If this matches your idea of fun, you’re in luck. Culinary tourism, which can include learning to prepare fine foods as well as eating fine foods and visiting places where fine foods are grown or produced, is becoming an established segment of the tourism industry. It provides a combination of cultural education and social interaction and entertainment — a way to make your gâteau from scratch and eat it, too.

Cooking classes are available these days in just about any location you’d want to vacation, the classes themselves often held in historic or beautiful settings and sometimes paired with farmers’ market shopping excursions.
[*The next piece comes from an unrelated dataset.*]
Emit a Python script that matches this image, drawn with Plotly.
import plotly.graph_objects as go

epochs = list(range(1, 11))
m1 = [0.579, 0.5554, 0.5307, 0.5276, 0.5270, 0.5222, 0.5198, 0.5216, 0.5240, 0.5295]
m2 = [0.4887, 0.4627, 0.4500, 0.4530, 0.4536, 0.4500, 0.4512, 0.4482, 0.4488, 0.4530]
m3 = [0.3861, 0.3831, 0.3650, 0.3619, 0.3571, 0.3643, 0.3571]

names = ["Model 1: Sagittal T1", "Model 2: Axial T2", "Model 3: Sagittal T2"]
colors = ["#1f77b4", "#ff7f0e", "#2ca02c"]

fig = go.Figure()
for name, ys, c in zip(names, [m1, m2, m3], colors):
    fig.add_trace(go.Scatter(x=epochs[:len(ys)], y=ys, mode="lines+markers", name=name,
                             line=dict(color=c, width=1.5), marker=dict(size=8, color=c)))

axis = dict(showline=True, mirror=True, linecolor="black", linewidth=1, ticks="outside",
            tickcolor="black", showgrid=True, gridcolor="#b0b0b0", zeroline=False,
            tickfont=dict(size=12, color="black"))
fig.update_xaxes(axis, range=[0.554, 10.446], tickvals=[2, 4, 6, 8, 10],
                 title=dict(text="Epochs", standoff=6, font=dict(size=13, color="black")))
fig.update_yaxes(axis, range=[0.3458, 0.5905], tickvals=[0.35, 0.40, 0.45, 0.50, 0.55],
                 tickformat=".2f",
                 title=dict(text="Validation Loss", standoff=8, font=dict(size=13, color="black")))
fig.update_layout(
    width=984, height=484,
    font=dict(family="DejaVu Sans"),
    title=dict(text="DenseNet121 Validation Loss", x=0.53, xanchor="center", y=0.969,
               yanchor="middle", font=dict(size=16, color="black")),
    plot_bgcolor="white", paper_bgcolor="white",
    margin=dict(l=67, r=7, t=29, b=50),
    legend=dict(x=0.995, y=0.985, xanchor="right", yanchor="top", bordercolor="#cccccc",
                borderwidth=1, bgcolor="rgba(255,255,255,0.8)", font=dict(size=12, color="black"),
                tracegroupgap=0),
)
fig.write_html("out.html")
You can learn to make paella in Barcelona, lamb tagine in Casablanca, eggplant Parmesan in Naples, pho with beef in Hoi An, Vietnam. Domestically, cooking tours are available to California, New York, New Orleans and elsewhere.
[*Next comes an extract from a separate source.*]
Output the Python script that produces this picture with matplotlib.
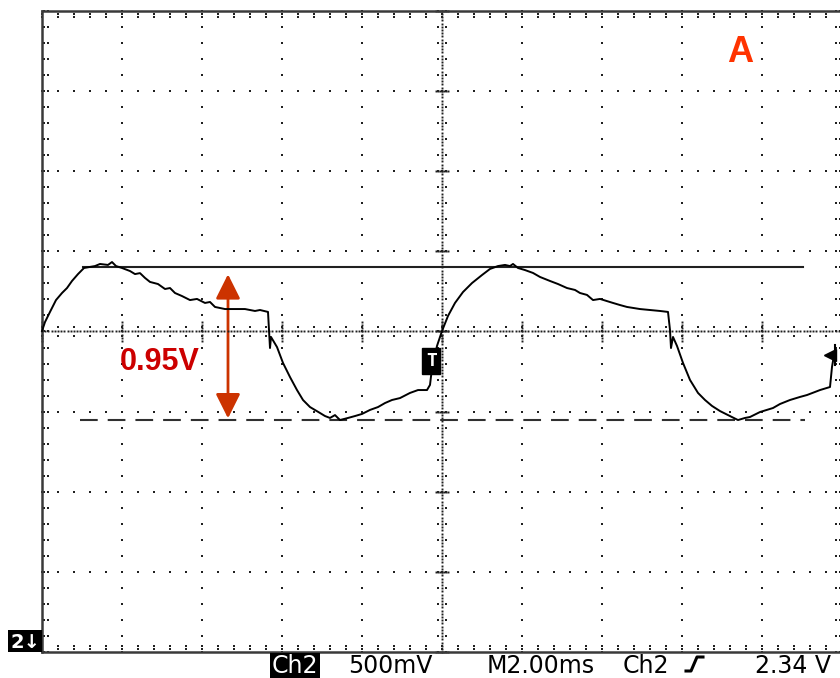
import numpy as np
import matplotlib
matplotlib.use('Agg')
from matplotlib import pyplot as plt
from matplotlib.lines import Line2D
from matplotlib.patches import Rectangle, FancyArrowPatch

# Ch2 trace: time in ms (2 ms/div), volts relative to the centre line (500 mV/div)
time_ms = [0.00, 0.075, 0.20, 0.35, 0.50, 0.625, 0.75, 0.90, 1.05, 1.325,
           1.45, 1.65, 1.75, 1.85, 2.00, 2.20, 2.325, 2.45, 2.575, 2.70,
           2.90, 3.075, 3.20, 3.325, 3.50, 3.70, 3.875, 4.075, 4.20, 4.325,
           4.575, 4.825, 5.075, 5.325, 5.45, 5.65, 5.675, 5.70, 5.725, 5.875,
           6.025, 6.20, 6.375, 6.525, 6.70, 6.95, 7.075, 7.20, 7.325, 7.45,
           7.65, 7.825, 8.00, 8.20, 8.40, 8.575, 8.75, 8.95, 9.20, 9.40,
           9.625, 9.70, 9.75, 9.875, 10.00, 10.15, 10.325, 10.525, 10.75, 11.00,
           11.20, 11.40, 11.575, 11.70, 11.775, 11.90, 12.075, 12.275, 12.45, 12.70,
           12.90, 13.125, 13.325, 13.45, 13.625, 13.775, 13.95, 14.275, 14.45, 14.625,
           14.95, 15.20, 15.45, 15.65, 15.70, 15.725, 15.775, 15.875, 16.025, 16.20,
           16.40, 16.575, 16.75, 16.95, 17.15, 17.40, 17.575, 17.70, 17.95, 18.275,
           18.45, 18.70, 18.95, 19.125, 19.325, 19.45, 19.70, 19.75, 19.80]
volts = [0.003, 0.059, 0.122, 0.196, 0.240, 0.271, 0.315, 0.358, 0.396, 0.408,
         0.421, 0.415, 0.433, 0.408, 0.396, 0.377, 0.358, 0.364, 0.334, 0.309,
         0.296, 0.265, 0.271, 0.240, 0.221, 0.196, 0.203, 0.178, 0.184, 0.153,
         0.140, 0.140, 0.140, 0.128, 0.134, 0.122, 0.009, -0.103, -0.034, -0.097,
         -0.196, -0.284, -0.365, -0.427, -0.471, -0.508, -0.527, -0.539, -0.521, -0.552,
         -0.539, -0.527, -0.514, -0.489, -0.471, -0.446, -0.427, -0.415, -0.383, -0.365,
         -0.365, -0.333, -0.228, -0.090, 0.003, 0.097, 0.178, 0.246, 0.302, 0.352,
         0.390, 0.408, 0.415, 0.408, 0.421, 0.396, 0.383, 0.365, 0.340, 0.315,
         0.296, 0.271, 0.259, 0.240, 0.228, 0.196, 0.203, 0.178, 0.165, 0.153,
         0.140, 0.134, 0.128, 0.122, 0.009, -0.103, -0.034, -0.090, -0.196, -0.302,
         -0.383, -0.427, -0.464, -0.496, -0.521, -0.552, -0.539, -0.533, -0.502, -0.477,
         -0.452, -0.427, -0.408, -0.396, -0.377, -0.365, -0.346, -0.221, -0.147]

# cursor levels and the measured swing between them
top_level = 0.40
swing = 0.95
top_span = [1.03, 19.03]
low_span = [0.95, 19.08]
arrow_t = 4.65

trig_pos = [9.73, -0.184]
level_pos = [19.70, -0.147]

readout_text = ["500mV", "M2.00ms", "Ch2", "2.34 V"]
readout_x = [348, 487, 623, 755]

W, H = 840, 678
DOT = '#202020'


def fpx(x, y):
    # figure pixel (from top-left) to figure fraction
    return x / W, 1 - y / H


def dots(ax, xs, ys, size=1.8):
    ax.plot(xs, ys, marker='s', markersize=size, markeredgewidth=0,
            linestyle='none', color=DOT, clip_on=False)


def draw_graticule(ax):
    minor_t = np.arange(0, 51) * 0.4
    minor_v = np.arange(-20, 21) * 0.1
    # dotted division lines
    for k in range(1, 10):
        if k == 5:
            continue
        dots(ax, np.full(minor_v.size, 2.0 * k), minor_v)
    for k in range(-3, 4):
        if k == 0:
            continue
        dots(ax, minor_t, np.full(minor_t.size, 0.5 * k))
    # centre cross, finer dots with small tick bars
    fine_t = np.arange(0, 251) * 0.08
    fine_v = np.arange(-100, 101) * 0.02
    dots(ax, fine_t, np.zeros(fine_t.size), 1.4)
    dots(ax, np.full(fine_v.size, 10.0), fine_v, 1.4)
    for off in (-0.025, 0.025):
        dots(ax, minor_t, np.full(minor_t.size, off), 1.5)
    for off in (-0.1, 0.1):
        dots(ax, np.full(minor_v.size, 10.0 + off), minor_v, 1.5)
    for k in range(0, 11):
        dots(ax, np.full(7, 2.0 * k), np.arange(-3, 4) * 0.02, 1.4)
    for k in range(-4, 5):
        dots(ax, 10.0 + np.arange(-3, 4) * 0.05, np.full(7, 0.5 * k), 1.4)
    # ticks just inside the frame
    for off in (0.02, 0.038):
        dots(ax, minor_t, np.full(minor_t.size, 2.0 - off), 1.5)
        dots(ax, minor_t, np.full(minor_t.size, -2.0 + off), 1.5)
    for off in (0.06, 0.15):
        dots(ax, np.full(minor_v.size, off), minor_v, 1.5)
        dots(ax, np.full(minor_v.size, 20.0 - off), minor_v, 1.5)
    # frame
    ax.plot([0, 20], [2, 2], color='#3a3a3a', lw=1.8, clip_on=False)
    ax.plot([0, 20], [-2, -2], color='#3a3a3a', lw=1.8, clip_on=False)
    ax.plot([0, 0], [-2, 2], color='#3a3a3a', lw=1.8, clip_on=False)


def plotting():
    fig = plt.figure(figsize=(W / 100, H / 100), dpi=100)
    ax = fig.add_axes([42 / W, (H - 652.3) / H, 800 / W, 641.6 / H])
    ax.set_xlim(0, 20)
    ax.set_ylim(-2, 2)
    ax.axis('off')

    draw_graticule(ax)

    # cursors
    ax.plot(top_span, [top_level, top_level], color='#202020', lw=1.5)
    ax.plot(low_span, [top_level - swing, top_level - swing], color='#303030',
            lw=1.5, linestyle=(0, (8.5, 4.8)))

    ax.plot(time_ms, volts, color='black', lw=1.4, clip_on=False)

    # trigger marker and level pointer
    ax.text(trig_pos[0], trig_pos[1], "T", color='white', fontsize=13,
            fontweight='bold', family='DejaVu Sans Mono', ha='center', va='center',
            bbox=dict(boxstyle='square,pad=0.2', fc='black', ec='black'))
    ax.plot([level_pos[0]], [level_pos[1]], marker='<', markersize=9,
            color='black', clip_on=False)
    ax.plot([level_pos[0] + 0.13, level_pos[0] + 0.13],
            [level_pos[1] - 0.06, level_pos[1] + 0.06], color='black', lw=1.5,
            clip_on=False)

    # measured swing
    arr = FancyArrowPatch((arrow_t, top_level - swing), (arrow_t, top_level),
                          arrowstyle='<|-|>,head_length=15,head_width=7.5',
                          mutation_scale=1, color='#cc3300', lw=2,
                          shrinkA=1, shrinkB=5)
    ax.add_patch(arr)
    ax.text(2.93, -0.19, "%.2fV" % swing, color='#cc0000', fontsize=22,
            fontweight='bold', family='Liberation Sans', ha='center', va='center')
    ax.text(17.45, 1.74, "A", color='#ff3300', fontsize=26, fontweight='bold',
            family='Liberation Sans', ha='center', va='center')

    # readout line under the screen
    fig.add_artist(Rectangle(fpx(270, 678), 50 / W, 25 / H, transform=fig.transFigure,
                             fc='black', ec='none'))
    x, y = fpx(295, 673)
    fig.text(x, y, "Ch2", color='white', fontsize=17, ha='center', va='baseline')
    for label, lx in zip(readout_text, readout_x):
        x, y = fpx(lx, 673)
        fig.text(x, y, label, color='black', fontsize=17, ha='left', va='baseline')
    ex = [686, 691, 697, 703]
    ey = [671, 671, 657, 657]
    fig.add_artist(Line2D([e / W for e in ex], [1 - e / H for e in ey],
                          transform=fig.transFigure, color='black', lw=2.2))

    # channel ground marker
    fig.add_artist(Rectangle(fpx(8, 652), 34 / W, 22 / H, transform=fig.transFigure,
                             fc='black', ec='none'))
    x, y = fpx(25, 642)
    fig.text(x, y, "2\u2193", color='white', fontsize=14, fontweight='bold',
             ha='center', va='center')

    fig.savefig('out.png', dpi=100)


plotting()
Tours for groups or singles can be entirely arranged around food tasting and cooking, through organizations such as Edible Destinations (www.epitourean.com), Gourmet on Tour (www.gourmetontour.com) or The International Kitchen (www.theinternationalkitchen.com).
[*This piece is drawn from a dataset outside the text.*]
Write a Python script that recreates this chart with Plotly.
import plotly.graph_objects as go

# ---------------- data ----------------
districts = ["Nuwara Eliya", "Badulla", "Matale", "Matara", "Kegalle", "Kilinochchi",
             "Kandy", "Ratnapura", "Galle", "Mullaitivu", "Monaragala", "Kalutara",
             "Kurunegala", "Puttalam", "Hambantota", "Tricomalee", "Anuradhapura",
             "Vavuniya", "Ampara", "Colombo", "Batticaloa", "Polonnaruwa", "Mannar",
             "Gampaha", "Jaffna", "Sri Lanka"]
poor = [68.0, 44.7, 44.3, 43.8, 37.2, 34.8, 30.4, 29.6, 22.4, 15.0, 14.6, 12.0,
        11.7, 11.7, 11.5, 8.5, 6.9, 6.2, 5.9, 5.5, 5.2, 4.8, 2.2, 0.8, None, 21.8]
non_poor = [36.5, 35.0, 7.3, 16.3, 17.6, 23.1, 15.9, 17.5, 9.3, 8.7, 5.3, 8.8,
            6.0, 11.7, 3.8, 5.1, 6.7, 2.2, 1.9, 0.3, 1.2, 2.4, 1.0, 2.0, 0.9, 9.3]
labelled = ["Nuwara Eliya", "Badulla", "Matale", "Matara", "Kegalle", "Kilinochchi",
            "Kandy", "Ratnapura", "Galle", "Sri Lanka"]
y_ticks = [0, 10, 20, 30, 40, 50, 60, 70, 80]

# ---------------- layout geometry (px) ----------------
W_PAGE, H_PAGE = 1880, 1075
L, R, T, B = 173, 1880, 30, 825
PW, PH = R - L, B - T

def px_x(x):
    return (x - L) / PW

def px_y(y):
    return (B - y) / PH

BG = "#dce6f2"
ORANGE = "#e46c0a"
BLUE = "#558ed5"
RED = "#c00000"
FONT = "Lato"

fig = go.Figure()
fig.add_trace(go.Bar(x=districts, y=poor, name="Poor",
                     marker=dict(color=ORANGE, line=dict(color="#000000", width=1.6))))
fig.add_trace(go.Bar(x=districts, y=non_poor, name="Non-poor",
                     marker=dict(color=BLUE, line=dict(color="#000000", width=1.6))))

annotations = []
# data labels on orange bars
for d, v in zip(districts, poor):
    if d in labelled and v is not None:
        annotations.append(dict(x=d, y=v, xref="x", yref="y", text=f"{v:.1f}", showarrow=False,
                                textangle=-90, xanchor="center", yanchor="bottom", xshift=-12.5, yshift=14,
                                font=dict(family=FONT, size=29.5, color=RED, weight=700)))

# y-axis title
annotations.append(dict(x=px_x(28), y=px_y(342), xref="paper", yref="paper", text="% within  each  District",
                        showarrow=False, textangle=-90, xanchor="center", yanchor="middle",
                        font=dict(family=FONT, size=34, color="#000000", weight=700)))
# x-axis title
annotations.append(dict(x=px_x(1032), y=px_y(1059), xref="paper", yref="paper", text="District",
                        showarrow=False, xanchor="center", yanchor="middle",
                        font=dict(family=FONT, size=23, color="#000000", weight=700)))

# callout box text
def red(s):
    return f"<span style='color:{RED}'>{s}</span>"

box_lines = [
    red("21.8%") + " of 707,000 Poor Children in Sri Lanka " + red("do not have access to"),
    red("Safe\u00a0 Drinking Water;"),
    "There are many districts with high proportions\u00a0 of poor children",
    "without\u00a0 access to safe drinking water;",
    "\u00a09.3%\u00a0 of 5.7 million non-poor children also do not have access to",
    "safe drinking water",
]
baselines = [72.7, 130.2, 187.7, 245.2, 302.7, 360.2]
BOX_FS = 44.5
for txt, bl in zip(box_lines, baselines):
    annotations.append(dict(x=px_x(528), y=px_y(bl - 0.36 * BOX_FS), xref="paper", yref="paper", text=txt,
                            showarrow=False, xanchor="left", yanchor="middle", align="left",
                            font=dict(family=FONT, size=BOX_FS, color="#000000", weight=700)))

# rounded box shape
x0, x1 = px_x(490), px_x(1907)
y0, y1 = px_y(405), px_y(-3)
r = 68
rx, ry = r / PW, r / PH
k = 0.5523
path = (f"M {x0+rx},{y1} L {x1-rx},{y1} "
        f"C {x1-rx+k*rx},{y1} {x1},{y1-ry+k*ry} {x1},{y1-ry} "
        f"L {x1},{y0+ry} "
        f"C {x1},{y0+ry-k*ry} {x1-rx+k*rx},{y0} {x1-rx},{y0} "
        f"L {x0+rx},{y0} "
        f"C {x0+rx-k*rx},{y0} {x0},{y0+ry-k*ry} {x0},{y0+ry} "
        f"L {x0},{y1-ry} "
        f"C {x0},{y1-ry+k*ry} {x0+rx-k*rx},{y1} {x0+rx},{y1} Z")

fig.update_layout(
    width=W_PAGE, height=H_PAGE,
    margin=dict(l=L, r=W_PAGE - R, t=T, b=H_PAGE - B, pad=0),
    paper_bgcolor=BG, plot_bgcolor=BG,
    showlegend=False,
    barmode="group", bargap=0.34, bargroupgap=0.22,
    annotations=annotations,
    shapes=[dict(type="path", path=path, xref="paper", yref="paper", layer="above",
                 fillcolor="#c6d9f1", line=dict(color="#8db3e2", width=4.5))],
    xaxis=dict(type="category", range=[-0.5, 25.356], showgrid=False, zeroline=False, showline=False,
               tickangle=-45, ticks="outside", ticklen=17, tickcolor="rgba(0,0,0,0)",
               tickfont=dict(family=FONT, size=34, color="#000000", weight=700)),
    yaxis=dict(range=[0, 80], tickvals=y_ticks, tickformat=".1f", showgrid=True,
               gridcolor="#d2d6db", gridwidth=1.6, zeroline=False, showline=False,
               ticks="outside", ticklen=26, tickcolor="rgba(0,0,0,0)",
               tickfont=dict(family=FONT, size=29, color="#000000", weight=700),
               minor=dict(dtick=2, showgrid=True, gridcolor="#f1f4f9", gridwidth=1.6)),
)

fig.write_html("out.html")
Other travelers, like the Demers, simply sign up for classes a la carte, at cooking schools wherever they happen to be visiting. Arrangements can be made before leaving home or after arrival at the destination.

“There are definitely a lot of options,” said travel agent Carmen Schaffer of Lakeville, who specializes in travel in Mexico, Central America and the Caribbean. She has a colleague who leads cooking tours in Yucatán, Mexico.

Though Schaffer hasn’t had a lot of people ask about cooking travel, she wants to start promoting it as a great way to learn about an area’s culture while visiting.

“I like to promote the culture of a destination, not just the beaches,” Schaffer said. “Once you get into the culture, and you understand their food, it opens up more doors.”

While visiting Tuscany in 2007, Leigh Farrell of Dayton attended a one-day class in a 13th-century stone house in Chianti through Fattoria di Grignano (www.fattoriadigrignano.com/new/english/index.asp#). She learned to make pasta from scratch and had a great time with her Australian teacher and Canadian classmates.

“I was really good at it, and the teacher said, ‘You must have done this before,’” Farrell recalled. She hadn’t, but when she returned home she bought a pasta machine and has done it plenty of times since.

The Demers have taken cooking classes on several trips. In Lyon, their experience was more hands-on, with students divided into teams and supervised by a chef who helped them make a dish of shrimp and vegetables atop couscous. In New Orleans, they watched a chef entertain a crowd by demonstrating jambalaya, shrimp Étouffée and bread pudding.

The couple has prepared jambalaya and bread pudding many times since then. Jambonette, however, has not reappeared on their menu.

“It was just too much work,” Demers said. “I suppose if you have a sous chef to help you with all the preparations, it would be one thing.”